Prawn
Malaysian fish curry
Fiery, fragrant and full of flavour – this Malaysian fish curry will become your new favourite dinner.
Ingredients:
- 4 thai shallots, peeled and chopped
- 4 garlic cloves
- 2cm/¾in fresh root ginger, peeled
- 2 tsp shrimp paste
- 4 red chillies, chopped
- 50g/1¾oz curry powder
- for the curry
- 2 tbsp vegetable oil
- 1 onion, sliced
- 1 tsp turmeric
- 1 tsp fenugreek seeds
- ½ tbsp mustard seeds
- 10–15 fresh curry leaves
- 1 tbsp tamarind paste
- 400ml tin coconut milk
- 3 small thai aubergines, cut in half
- 6 okra
- 3 tomatoes on the vine, chopped
- 1 whole sea bream on the bone, cut into chunks
- 300g/10½oz fresh tuna, cut into chunks
- 1 fillet red snapper, cut into chunks
- steamed basmati rice
Directions:
- First, make the curry paste.
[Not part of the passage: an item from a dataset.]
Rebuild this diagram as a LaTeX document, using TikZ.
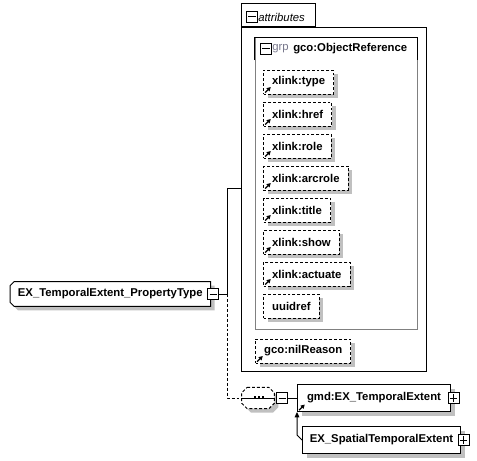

Put all the ingredients into a food processor and blitz to a paste.
- To make the curry, heat the oil in a large, deep pan and gently fry the onion until soft. Add the spices and curry leaves, stirring for a minute or so, then add the curry paste. Fry for a couple of minutes, stirring.
- Add the tamarind paste, coconut milk and 300ml/10fl oz water. Bring to the boil, then add the aubergine, okra, tomatoes and all the fish. Simmer until the veg is soft and the fish is cooked through.
- Serve in four bowls with steamed rice.